Risk Assessment Framework
When assessing AI-related risks in CI/CD pipelines, evaluate each integration point against these criteria.
Decision authority: Does the AI make decisions or recommendations? Decisions (automated deployments, automated approvals) are higher risk than recommendations (comments on PRs, suggested configurations).
Input control: Who controls the data that the AI uses for its decisions? If external parties can influence the AI's inputs (through open-source contributions, package metadata, or public data), the risk is higher than if inputs are entirely internal.
Override capability: Can humans override AI decisions? Systems where AI decisions are final are higher risk than systems where AI decisions can be reviewed and overridden.
Blast radius: What is the impact of a wrong AI decision? An AI that recommends code formatting changes has a small blast radius. An AI that approves production deployments has a large blast radius.
Detection capability: How quickly would a bad AI decision be detected?

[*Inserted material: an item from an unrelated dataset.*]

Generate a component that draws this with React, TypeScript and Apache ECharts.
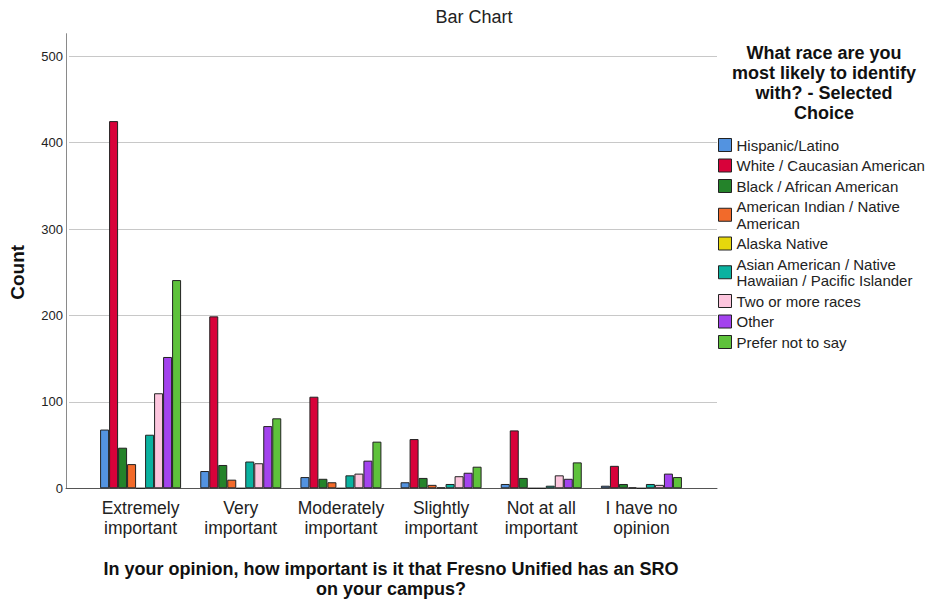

Systems with comprehensive monitoring and alerting can mitigate AI decision risks through rapid detection and response.
| Pipeline Stage | Typical Authority | Input Control Risk | Override Capability | Blast Radius |
|---|---|---|---|---|
| Code review | Advisory | Medium (PRs from contributors) | High (humans can override) | Low |
| Dependency resolution | Decision | High (public package registries) | Low (often automated) | High |
| Test generation | Decision | Medium (code context) | Medium (tests can be reviewed) | Medium |
| Build optimization | Decision | Low (internal configuration) | Low (often automated) | Medium |
| Deployment | Varies | Medium (metrics, test results) | Should be high | Very high |
Mitigation Strategies
Principle of Least Authority for AI
AI tools in CI/CD pipelines should have the minimum authority necessary. AI code review should be advisory, not blocking. AI dependency resolution should recommend, not select. AI deployment decisions should require human approval for production environments. AI test generation should supplement, not replace, human-designed test suites.
Input Validation for AI Decisions
Validate the inputs that AI tools use for decision-making. For dependency resolution, restrict selections to an approved package list. For deployment decisions, validate metrics against expected ranges and flag anomalies. For code review, ensure the AI has access to complete context rather than manipulable fragments.
Multi-Signal Verification
Do not rely on a single AI tool's assessment. Cross-reference AI code review with SAST tools. Validate AI-generated tests against coverage requirements defined by humans. Compare AI deployment recommendations against rule-based deployment criteria. Use multiple independent signals for any security-critical decision.
Audit Trails
Log every AI decision in the CI/CD pipeline with its full context: what inputs the AI received, what decision it made, and what rationale it provided (if available). These audit trails enable post-incident investigation and help identify patterns of manipulation.
Periodic Red Team Assessment
Regularly test AI integration points in your CI/CD pipeline using the attack scenarios described above. Attempt to manipulate AI code review, dependency resolution, test generation, and deployment decisions. Identify blind spots and implement targeted controls.
Segregation of AI-Processed and Security-Critical Paths
For the most security-critical pipeline stages, consider maintaining separate paths that do not use AI processing. Security-critical deployments, configuration changes to security controls, and access control modifications should follow a pipeline path that relies on human review and traditional tooling rather than AI-assisted automation.
The integration of AI into CI/CD pipelines offers significant productivity benefits, but each integration point is a new attack surface. Organizations should adopt AI in their pipelines incrementally, with security assessment at each stage, and maintain human oversight for security-critical decisions.